HERE LIES LIBERTY
Faux graveyards with elaborate tombstones and spooky, sometimes kooky, themes are a Halloween tradition, but the 13 tombstones erected on LSU’s campus Wednesday highlighted what the students behind them say is a major concern for all Americans.
The Young Americans for Liberty hosted the Graveyard of Civil Liberties in Free Speech Alley, in front of the Student Union next to the Parade Ground, to exhort students and faculty to learn more about how they think the government is slowly eroding civil liberties.
The idea for a graveyard followed the group’s tradition of hosting a rally or event around Halloween.
“It’s kind of an analogy or metaphor that civil liberties are dying,” said Young Americans for Liberty member Alan Rada, 23, of Puerto Rico.
The group planted moss-covered tombstones that read “Freedom of Speech,” “Due Process,” and “Privacy” in front of a table with an American flag draped over a miniature black casket.
At about 1:30 p.m., they placed a copy of the U.S. Constitution in the casket and held a second-line funeral with a jazz band.
“We’re just trying to promote awareness and get people involved and question what’s going on,” Rada said. “Anything to bring awareness to the erosion of our civil liberties and the Constitution.”
Rada pointed to the right to privacy as one right that is being eroded with the proliferation of cameras and webcameras that could be hacked so people could view into someone’s living room.
Members of the group said they hoped to catch the eyes and ears of thousands of students who pass in front of the union daily, especially during high-traffic midday hours.
Isaiah F. Cohen, the group’s vice president, dressed as the grim reaper and pointed passerbys to the graveyard, saying, “You should see what’s in our graveyard so you know what you’ve been missing.”

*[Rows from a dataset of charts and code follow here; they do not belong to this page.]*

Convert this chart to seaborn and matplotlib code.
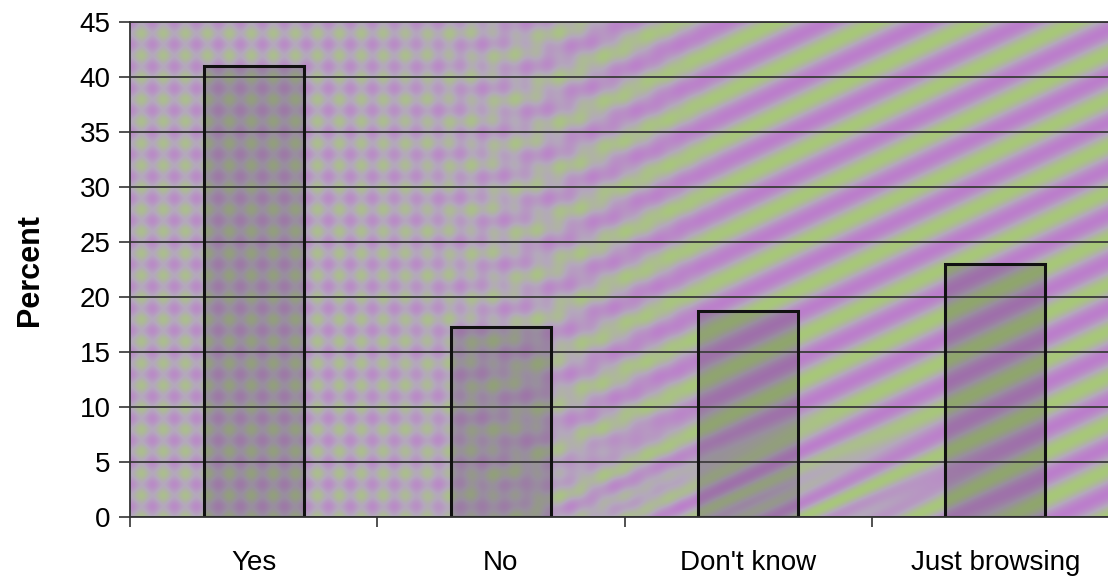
import numpy as np
import matplotlib
matplotlib.use("Agg")
import matplotlib.pyplot as plt
from matplotlib.ticker import FixedLocator, NullFormatter
import pandas as pd
import seaborn as sns

# Survey responses (percent of respondents)
categories = ["Yes", "No", "Don't know", "Just browsing"]
percents = [41.0, 17.3, 18.7, 23.0]
y_ticks = [0, 5, 10, 15, 20, 25, 30, 35, 40, 45]

df = pd.DataFrame({"answer": categories, "percent": percents})

sns.set_theme(style="white")
plt.rcParams["font.family"] = ["Liberation Sans", "DejaVu Sans"]

W, H = 1108, 578
fig = plt.figure(figsize=(W / 100, H / 100), dpi=100)
fig.patch.set_facecolor("white")
ax = fig.add_axes([130 / W, (H - 517) / H, (1119 - 130) / W, (517 - 22) / H])

# Purple / green interference texture used as the plot-area fill
pw, ph = 990, 495
X, Y = np.meshgrid(np.arange(pw), np.arange(ph))
a = np.deg2rad(25)
stripes = np.cos(2 * np.pi * (X * np.sin(a) + Y * np.cos(a)) / 42.0)
fine = np.cos(2 * np.pi * (X * np.sin(a) + Y * np.cos(a)) / 24.0)
checker = np.cos(2 * np.pi * (X + Y) / 44.0) * np.cos(2 * np.pi * (X - Y) / 44.0)
w = np.clip((X - 200) / 450.0, 0, 1)
w = w * w * (3 - 2 * w)
# bottom band of the striped area has a tighter period
v = np.clip((Y - 380) / 100.0, 0, 1) * np.clip((X - 250) / 200.0, 0, 1) * np.clip((900 - X) / 200.0, 0, 1)
striped = (1 - 0.6 * v) * stripes + 0.6 * v * fine
t = (1 - w) * 0.55 * checker + w * 0.8 * striped
mid = np.array([180, 168, 188]) / 255
purple = np.array([190, 116, 208]) / 255
green = np.array([164, 208, 104]) / 255
tp = np.clip(t, 0, 1)[..., None]
tg = np.clip(-t, 0, 1)[..., None]
tex = mid + tp * (purple - mid) + tg * (green - mid)
ax.imshow(np.clip(tex, 0, 1), extent=(-0.5, 3.5, 0, 45), aspect="auto",
          zorder=0, interpolation="bilinear")

sns.barplot(data=df, x="answer", y="percent", width=0.405, ax=ax,
            color="#555055", edgecolor="#111111", linewidth=2.2, zorder=2)
for p in ax.patches:
    p.set_facecolor((0.30, 0.28, 0.30, 0.26))

ax.set_xlim(-0.5, 3.5)
ax.set_ylim(0, 45)
ax.set_yticks(y_ticks)
ax.set_axisbelow(True)
ax.yaxis.grid(True, color="#3a3a3a", linewidth=1.3)
ax.xaxis.grid(False)

for side in ["left", "bottom", "top"]:
    ax.spines[side].set_visible(True)
    ax.spines[side].set_color("#333333")
    ax.spines[side].set_linewidth(1.3)
ax.spines["right"].set_visible(False)

ax.tick_params(axis="y", which="major", left=True, length=8, width=1.2,
               color="#333333", labelsize=20, pad=6, labelcolor="black")
ax.tick_params(axis="x", which="major", bottom=False, length=0,
               labelsize=20, pad=24, labelcolor="black")
ax.xaxis.set_minor_locator(FixedLocator([-0.5, 0.5, 1.5, 2.5, 3.5]))
ax.xaxis.set_minor_formatter(NullFormatter())
ax.tick_params(axis="x", which="minor", bottom=True, length=7, width=1.2,
               color="#333333")

ax.set_xlabel("")
ax.set_ylabel("")
fig.text(30 / W, 1 - 270 / H, "Percent", rotation=90, ha="center", va="center",
         fontsize=22, fontweight="bold", color="black",
         family=["Liberation Sans Narrow", "Liberation Sans", "DejaVu Sans"])

fig.savefig("out.png", dpi=100, facecolor="white")
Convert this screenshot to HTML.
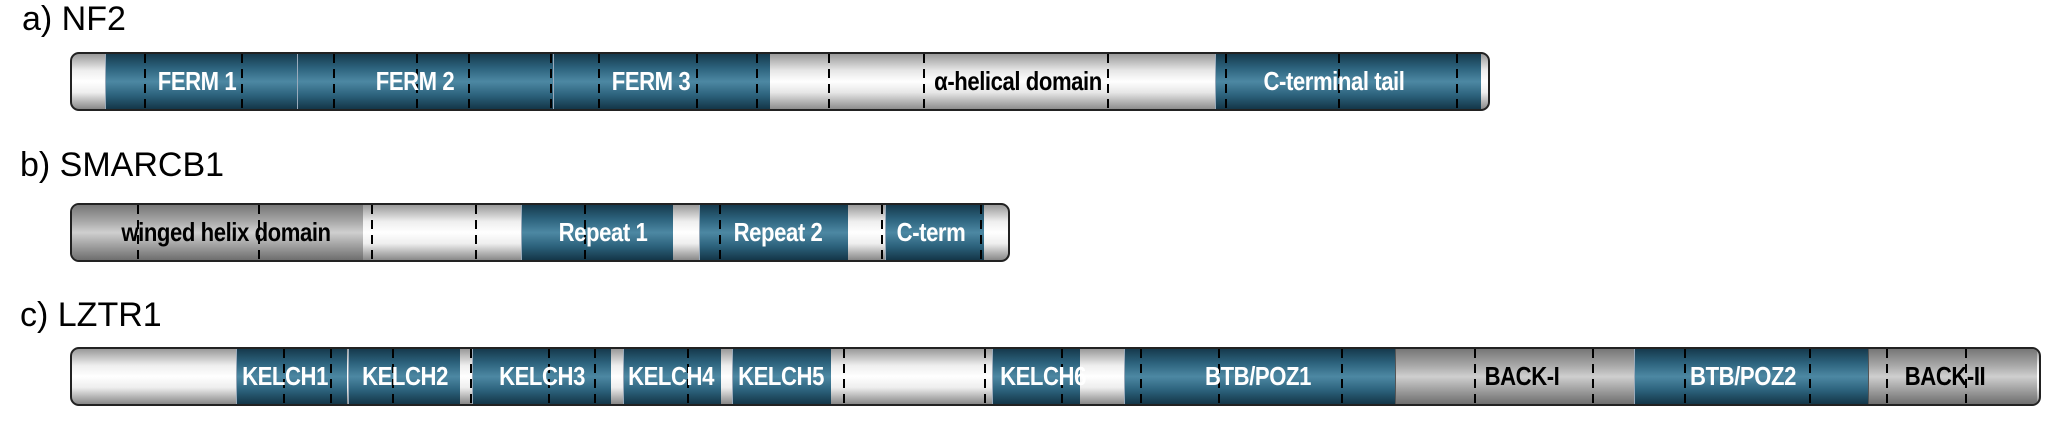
<!DOCTYPE html>
<html><head><meta charset="utf-8"><style>
body{margin:0;width:2056px;height:428px;background:#fff;position:relative;overflow:hidden;font-family:"Liberation Sans",sans-serif}
.t{position:absolute;font-size:34px;color:#000;line-height:1}
.bar{position:absolute;height:59px;border:2px solid #222;border-radius:9px;box-sizing:border-box;overflow:hidden;background:linear-gradient(#999,#eee 30%,#fff 50%,#eee 70%,#888)}
.s{position:absolute;top:0;bottom:0}
.b{background:linear-gradient(#163a4d,#2c627c 25%,#4d88a3 50%,#2c627c 75%,#143648);border-left:1px solid #9ab}
.w{background:linear-gradient(#9a9a9a,#e6e6e6 30%,#fff 50%,#e6e6e6 70%,#8e8e8e)}
.g{background:linear-gradient(#777,#a8a8a8 30%,#cfcfcf 50%,#a8a8a8 70%,#6e6e6e);border-left:1px solid #555}
.d{position:absolute;top:0;bottom:0;width:2px;background:repeating-linear-gradient(#000 0 9px,transparent 9px 15px)}
.l{position:absolute;top:0;height:55px;line-height:55px;font-weight:bold;font-size:26px;transform:translateX(-50%) scaleX(.85);white-space:nowrap;letter-spacing:-0.5px}
.lw{color:#fff}.lk{color:#000}
</style></head><body>
<div class="t" style="left:22px;top:2px">a) NF2</div>
<div class="t" style="left:20px;top:148px">b) SMARCB1</div>
<div class="t" style="left:20px;top:298px">c) LZTR1</div>

<div class="bar" style="left:70px;top:52px;width:1420px">
<div class="s b" style="left:33px;width:192px"></div>
<div class="s b" style="left:225px;width:256px"></div>
<div class="s b" style="left:481px;width:217px"></div>
<div class="s w" style="left:698px;width:446px"></div>
<div class="s b" style="left:1143px;width:265px"></div>
<div class="d" style="left:72px"></div><div class="d" style="left:169px"></div><div class="d" style="left:261px"></div><div class="d" style="left:344px"></div><div class="d" style="left:396px"></div><div class="d" style="left:478px"></div><div class="d" style="left:526px"></div><div class="d" style="left:624px"></div><div class="d" style="left:684px"></div><div class="d" style="left:756px"></div><div class="d" style="left:851px"></div><div class="d" style="left:1035px"></div><div class="d" style="left:1153px"></div><div class="d" style="left:1266px"></div><div class="d" style="left:1384px"></div>
<div class="l lw" style="left:125px">FERM 1</div>
<div class="l lw" style="left:343px">FERM 2</div>
<div class="l lw" style="left:579px">FERM 3</div>
<div class="l lk" style="left:946px">α-helical domain</div>
<div class="l lw" style="left:1262px">C-terminal tail</div>
</div>

<div class="bar" style="left:70px;top:203px;width:940px">
<div class="s g" style="left:0;width:291px;border-left:none"></div>
<div class="s b" style="left:449px;width:151px"></div>
<div class="s b" style="left:627px;width:148px"></div>
<div class="s b" style="left:813px;width:98px"></div>
<div class="d" style="left:65px"></div><div class="d" style="left:186px"></div><div class="d" style="left:299px"></div><div class="d" style="left:403px"></div><div class="d" style="left:512px"></div><div class="d" style="left:647px"></div><div class="d" style="left:809px"></div><div class="d" style="left:908px"></div>
<div class="l lk" style="left:154px">winged helix domain</div>
<div class="l lw" style="left:531px">Repeat 1</div>
<div class="l lw" style="left:706px">Repeat 2</div>
<div class="l lw" style="left:859px">C-term</div>
</div>

<div class="bar" style="left:70px;top:347px;width:1971px">
<div class="s b" style="left:164px;width:110px"></div>
<div class="s b" style="left:276px;width:111px"></div>
<div class="s b" style="left:400px;width:138px"></div>
<div class="s b" style="left:551px;width:97px"></div>
<div class="s b" style="left:660px;width:98px"></div>
<div class="s b" style="left:920px;width:87px"></div>
<div class="s b" style="left:1052px;width:271px"></div>
<div class="s g" style="left:1323px;width:239px"></div>
<div class="s b" style="left:1562px;width:234px"></div>
<div class="s g" style="left:1796px;width:168px"></div>
<div class="d" style="left:211px"></div><div class="d" style="left:258px"></div><div class="d" style="left:320px"></div><div class="d" style="left:398px"></div><div class="d" style="left:476px"></div><div class="d" style="left:522px"></div><div class="d" style="left:615px"></div><div class="d" style="left:771px"></div><div class="d" style="left:912px"></div><div class="d" style="left:989px"></div><div class="d" style="left:1068px"></div><div class="d" style="left:1146px"></div><div class="d" style="left:1269px"></div><div class="d" style="left:1402px"></div><div class="d" style="left:1520px"></div><div class="d" style="left:1612px"></div><div class="d" style="left:1737px"></div><div class="d" style="left:1814px"></div><div class="d" style="left:1893px"></div>
<div class="l lw" style="left:213px">KELCH1</div>
<div class="l lw" style="left:333px">KELCH2</div>
<div class="l lw" style="left:470px">KELCH3</div>
<div class="l lw" style="left:599px">KELCH4</div>
<div class="l lw" style="left:709px">KELCH5</div>
<div class="l lw" style="left:971px">KELCH6</div>
<div class="l lw" style="left:1186px">BTB/POZ1</div>
<div class="l lk" style="left:1450px">BACK-I</div>
<div class="l lw" style="left:1671px">BTB/POZ2</div>
<div class="l lk" style="left:1873px">BACK-II</div>
</div>
</body></html>
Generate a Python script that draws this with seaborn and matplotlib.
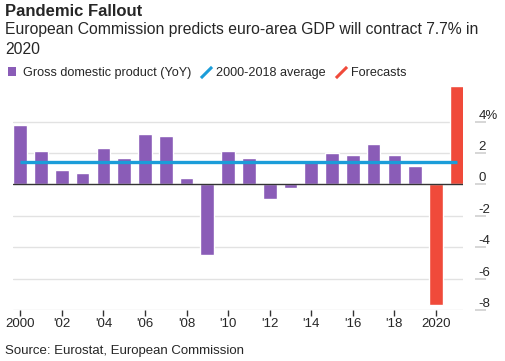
import numpy as np
import pandas as pd
import matplotlib
matplotlib.use("Agg")
import matplotlib.pyplot as plt
from matplotlib.lines import Line2D
from matplotlib.patches import Patch
import seaborn as sns

# data (euro area real GDP, % YoY)
years = [str(y) for y in range(2000, 2022)]
gdp = [3.8, 2.1, 0.9, 0.7, 2.3, 1.7, 3.2, 3.1, 0.4, -4.5, 2.1,
       1.7, -0.9, -0.2, 1.4, 2.0, 1.9, 2.6, 1.9, 1.2, -7.7, 6.3]
kind = ["actual"] * 20 + ["forecast"] * 2
avg_2000_2018 = 1.43

x_ticklabels = ["2000", "'02", "'04", "'06", "'08", "'10",
                "'12", "'14", "'16", "'18", "2020"]
y_ticks = [-8, -6, -4, -2, 0, 2, 4]
y_ticklabels = ["-8", "-6", "-4", "-2", "0", "2", "4%"]

purple = "#8A5CB7"
blue = "#1B9DD9"
red = "#F04A3A"

df = pd.DataFrame({"year": years, "gdp": gdp, "kind": kind})

sns.set_style("white")
plt.rcParams["font.family"] = ["Liberation Sans", "DejaVu Sans"]

fig = plt.figure(figsize=(5.06, 3.61), dpi=100)
ax = fig.add_axes([13 / 506, 51 / 361, 450 / 506, 226 / 361])

# gridlines
for t in y_ticks:
    if t != 0:
        ax.axhline(t, color="#e2e2e2", lw=1, zorder=0)

sns.barplot(data=df, x="year", y="gdp", hue="kind", dodge=False,
            palette={"actual": purple, "forecast": red}, width=0.66,
            saturation=1, legend=False, ax=ax, zorder=2)
ax.axhline(0, color="#333333", lw=1, zorder=3)
ax.hlines(avg_2000_2018, 0, len(years) - 1, color=blue, lw=2.4, zorder=4)

ax.set_xlim(-0.35, 21.3)
ax.set_ylim(-8, 6.4)
ax.set_xlabel("")
ax.set_ylabel("")

for s in ["top", "left", "bottom"]:
    ax.spines[s].set_visible(False)
ax.spines["right"].set_position(("outward", 9))
ax.spines["right"].set_visible(False)

ax.set_xticks(range(0, 21, 2))
ax.set_xticklabels(x_ticklabels, fontsize=9.5)
ax.tick_params(axis="x", length=4, width=1, color="#333333", pad=2, bottom=True)

ax.yaxis.tick_right()
ax.set_yticks(y_ticks)
ax.set_yticklabels(y_ticklabels, fontsize=9.5, va="bottom")
ax.tick_params(axis="y", length=8, width=1.2, color="#cfcfcf", pad=-6, right=True, left=False)
for tick in ax.yaxis.get_major_ticks():
    if tick.get_loc() == 0:
        tick.tick2line.set_color("#333333")

# legend
handles = [
    Patch(facecolor=purple, edgecolor="none"),
    Line2D([], [], linestyle="none", marker=[(-1, -1), (1, 1)], markersize=8,
           markeredgecolor=blue, markeredgewidth=2.2),
    Line2D([], [], linestyle="none", marker=[(-1, -1), (1, 1)], markersize=8,
           markeredgecolor=red, markeredgewidth=2.2),
]
fig.legend(handles, ["Gross domestic product (YoY)", "2000-2018 average", "Forecasts"],
           loc="center left", bbox_to_anchor=(0.0, 0.797), ncol=3, frameon=False,
           fontsize=9.1, handlelength=0.7, handleheight=0.7, handletextpad=0.5,
           columnspacing=0.8, borderaxespad=0.2)

fig.text(5 / 506, 1 - 11 / 361, "Pandemic Fallout", fontsize=12, fontweight="bold",
         va="center", ha="left")
fig.text(5 / 506, 1 - 39.5 / 361,
         "European Commission predicts euro-area GDP will contract 7.7% in\n2020",
         fontsize=11.3, va="center", ha="left", linespacing=1.35)
fig.text(5 / 506, 1 - 351 / 361, "Source: Eurostat, European Commission",
         fontsize=9.5, va="center", ha="left")

fig.savefig("out.png", dpi=100)
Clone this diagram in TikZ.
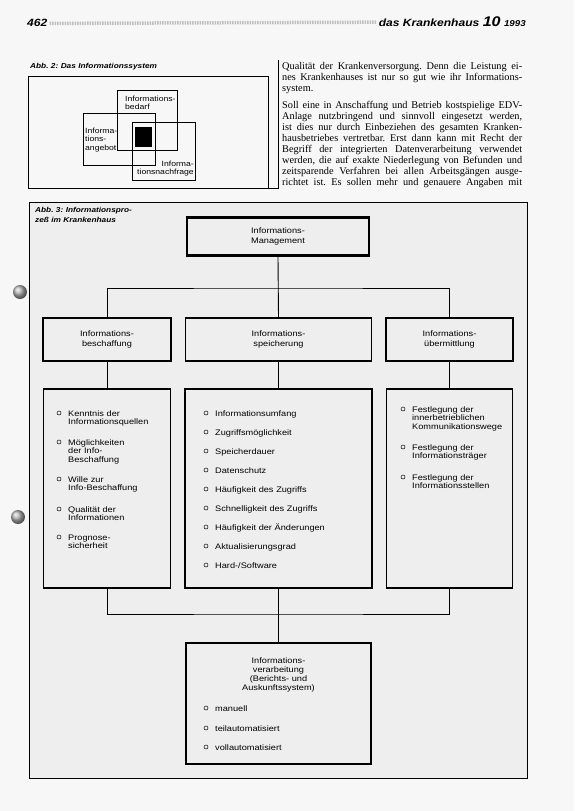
\documentclass[tikz,border=0pt]{standalone}
\usepackage{fontspec}
\setmainfont{Liberation Serif}
\newfontfamily\diagfont[FakeStretch=1.15]{Liberation Sans}
\usetikzlibrary{positioning}
\frenchspacing

\begin{document}
\begin{tikzpicture}[x=1pt,y=-1pt,
  box/.style={draw,line width=1.1pt,inner sep=0pt,align=center,font=\diagfont\fontsize{8}{9.5}\selectfont},
  listbox/.style={draw,line width=1.1pt,inner sep=0pt},
  listentry/.style={anchor=base west,inner sep=0pt,text width=110pt,align=left,font=\diagfont\fontsize{8}{8.8}\selectfont},
  bul/.style={line width=0.5pt},
  captxt/.style={anchor=base west,inner sep=0pt,text width=130pt,align=left,font=\diagfont\bfseries\itshape\fontsize{7.2}{10}\selectfont},
  vennlabel/.style={inner sep=0pt,text width=60pt,font=\diagfont\fontsize{7.5}{8.6}\selectfont},
  bodyline/.style={anchor=base west,inner sep=0pt,font=\fontsize{10.3}{11}\selectfont},
  link/.style={line width=0.9pt}]
\definecolor{paper}{HTML}{F7F7F7}
\definecolor{panel}{HTML}{EEEEEE}
\fill[paper] (0,0) rectangle (574,811);
\useasboundingbox (0,0) rectangle (574,811);

% page head
\node[anchor=base west,inner sep=0pt,font=\diagfont\bfseries\itshape\fontsize{10.5}{12}\selectfont] (pageno) at (27,27) {462};
\node[anchor=base east,inner sep=0pt,font=\diagfont\bfseries\itshape\fontsize{10.5}{12}\selectfont] (journal) at (526,27)
  {das Krankenhaus {\fontsize{14}{14}\selectfont 10} {\fontsize{8.5}{9}\selectfont 1993}};
\draw[gray!50,line width=3.5pt,dash pattern=on 1.5pt off 1pt] ([xshift=2pt]pageno.east) -- ([xshift=-2pt]journal.west);

% Abb. 2 (top left)
\node[captxt] (abb2) at (30,68) {Abb. 2: Das Informationssystem};
\draw[line width=0.6pt] (28,76) rectangle (268,188);
\draw[line width=0.6pt] (117,90) rectangle (177,150);  % Bedarf
\draw[line width=0.6pt] (83,113) rectangle (155,165);  % Angebot
\draw[line width=0.6pt] (132,122) rectangle (195,180); % Nachfrage
\fill (135,127) rectangle (152,147);
\node[vennlabel,anchor=base west,align=left] (bedarf) at (125,101) {Informations-\\bedarf};
\node[vennlabel,anchor=base west,align=left] (angebot) at (85,133) {Informa-\\tions-\\angebot};
\node[vennlabel,anchor=base east,align=right] (nachfrage) at (194,166) {Informa-\\tionsnachfrage};

% text column
\draw[line width=0.6pt] (278,60) -- (278,188) -- (268,188);
\foreach \y/\txt [count=\i] in {69/{Qualität der Krankenversorgung. Denn die Leistung ei-},
    80/{nes Krankenhauses ist nur so gut wie ihr Informations-},
    108/{Soll eine in Anschaffung und Betrieb kostspielige EDV-},
    119/{Anlage nutzbringend und sinnvoll eingesetzt werden,},
    130/{ist dies nur durch Einbeziehen des gesamten Kranken-},
    141/{hausbetriebes vertretbar. Erst dann kann mit Recht der},
    152/{Begriff der integrierten Datenverarbeitung verwendet},
    163/{werden, die auf exakte Niederlegung von Befunden und},
    174/{zeitsparende Verfahren bei allen Arbeitsgängen ausge-},
    185/{richtet ist. Es sollen mehr und genauere Angaben mit}} {
  \node[bodyline] (body\i) at (282,\y) {\makebox[240pt][s]{\txt}};
}
\node[bodyline] (bodyend) at (282,91) {system.};

% binder holes
\shade[ball color=gray!60] (20,292) circle (7pt);
\shade[ball color=gray!60] (18,517) circle (7pt);

% Abb. 3 (frame)
\draw[line width=0.7pt,fill=panel] (29,202) rectangle (527,778);
\node[captxt] (abb3) at (35,212) {Abb. 3: Informationspro-\\zeß im Krankenhaus};

\node[box,line width=2.6pt,minimum width=182pt,minimum height=38pt] (mgmt) at (278,236.5) {Informations-\\Management};

% second row
\node[box,minimum width=128pt,minimum height=43pt] (besch) at (107,339.5) {Informations-\\beschaffung};
\node[box,minimum width=186pt,minimum height=43pt] (speich) at (278.5,339.5) {Informations-\\speicherung};
\node[box,minimum width=127pt,minimum height=43pt] (uebm) at (449.5,339.5) {Informations-\\übermittlung};

% third row
\node[listbox,minimum width=127pt,minimum height=199pt] (beschL) at (107,488.5) {};
\node[listbox,minimum width=187pt,minimum height=199pt] (speichL) at (278.5,488.5) {};
\node[listbox,minimum width=126pt,minimum height=199pt] (uebmL) at (449.5,488.5) {};

% bottom
\node[listbox,minimum width=185pt,minimum height=121pt] (verarb) at (278.5,703.5) {};
\node[listentry,anchor=base,align=center,text width=150pt,font=\diagfont\fontsize{8}{9.3}\selectfont] (verarbT) at (278.5,663)
  {Informations-\\verarbeitung\\(Berichts- und\\Auskunftssystem)};

% connectors
\coordinate (fork) at (278,288);
\coordinate (join) at (278.5,614);
\draw[link] (mgmt.south) -- (speich.north);
\draw[link] (besch.north) |- (fork) -| (uebm.north);
\draw[link] (besch.south) -- (beschL.north);
\draw[link] (speich.south) -- (speichL.north);
\draw[link] (uebm.south) -- (uebmL.north);
\draw[link] (beschL.south) |- (join) -| (uebmL.south);
\draw[link] (speichL.south) -- (verarb.north);

% lists
\foreach \y/\txt [count=\i] in {416/{Kenntnis der\\Informationsquellen},
    445/{Möglichkeiten\\der Info-\\Beschaffung},
    482/{Wille zur\\Info-Beschaffung},
    512/{Qualität der\\Informationen},
    540/{Prognose-\\sicherheit}} {
  \node[listentry] (beschI\i) at (68,\y) {\txt};
  \draw[bul] ([shift={(-9pt,3pt)}]beschI\i.base west) circle (2pt);
}
\foreach \txt [count=\i] in {Informationsumfang,Zugriffsmöglichkeit,Speicherdauer,Datenschutz,
    Häufigkeit des Zugriffs,Schnelligkeit des Zugriffs,Häufigkeit der Änderungen,
    Aktualisierungsgrad,Hard-/Software} {
  \node[listentry] (speichI\i) at (215,397+19*\i) {\txt};
  \draw[bul] ([shift={(-9pt,3pt)}]speichI\i.base west) circle (2pt);
}
\foreach \y/\txt [count=\i] in {412/{Festlegung der\\innerbetrieblichen\\Kommunikationswege},
    450/{Festlegung der\\Informationsträger},
    480/{Festlegung der\\Informationsstellen}} {
  \node[listentry] (uebmI\i) at (412,\y) {\txt};
  \draw[bul] ([shift={(-9pt,3pt)}]uebmI\i.base west) circle (2pt);
}
\foreach \y/\txt [count=\i] in {711/manuell,731/teilautomatisiert,750/vollautomatisiert} {
  \node[listentry] (verarbI\i) at (215,\y) {\txt};
  \draw[bul] ([shift={(-9pt,3pt)}]verarbI\i.base west) circle (2pt);
}
\end{tikzpicture}
\end{document}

Braylon Hyde, a 19-year-old political science major from Mississippi, was among those who found the display interesting.
He said he supported the group’s message and hoped others would stop and listen.
“Influence really comes greatly from peer pressure. I mean if we see people our age interested in it and putting the message out there, eventually somebody else is going to want to be interested and it’s going to be a domino effect,” he said.
“Whether or not you consider yourself liberal, conservative, or even if you don’t care about politics at all, at least you’ll still remember the American flag over the casket.”
At about 11:15 a.m., Tom Brewer walked up next to the group’s table in Free Speech Alley and began reciting Bible verses.
Christopher Ambrogio, secretary and adviser for Young Americans for Liberty, said he had absolutely no problem with Brewer preaching next to them.
“We take the opinion that the best remedy for the infringement of free speech is more free speech,” he said. “In fact, I hope he talks to us. I would love to talk to him about civil liberties.”
He got his wish.
Brewer read for about 20 minutes before closing his small Bible, walking up to group members and thanking them for fighting for civil liberties.
He said he supports their fight.
“Because of people like them, I preach without fear of arrest or persecution in this country,” Brewer said.
Marjorie R. Esman, executive director of the American Civil Liberties Union of Louisiana, was excited to hear about the demonstration and applauded the group for standing up for what they believe in.
“I think we need more of that,” she said. “I think it’s incumbent upon young people to know what their rights are, to know when their rights are being violated, to do whatever they can to stand up for their rights. I admire them for recognizing the problem and taking steps to alert others to it.”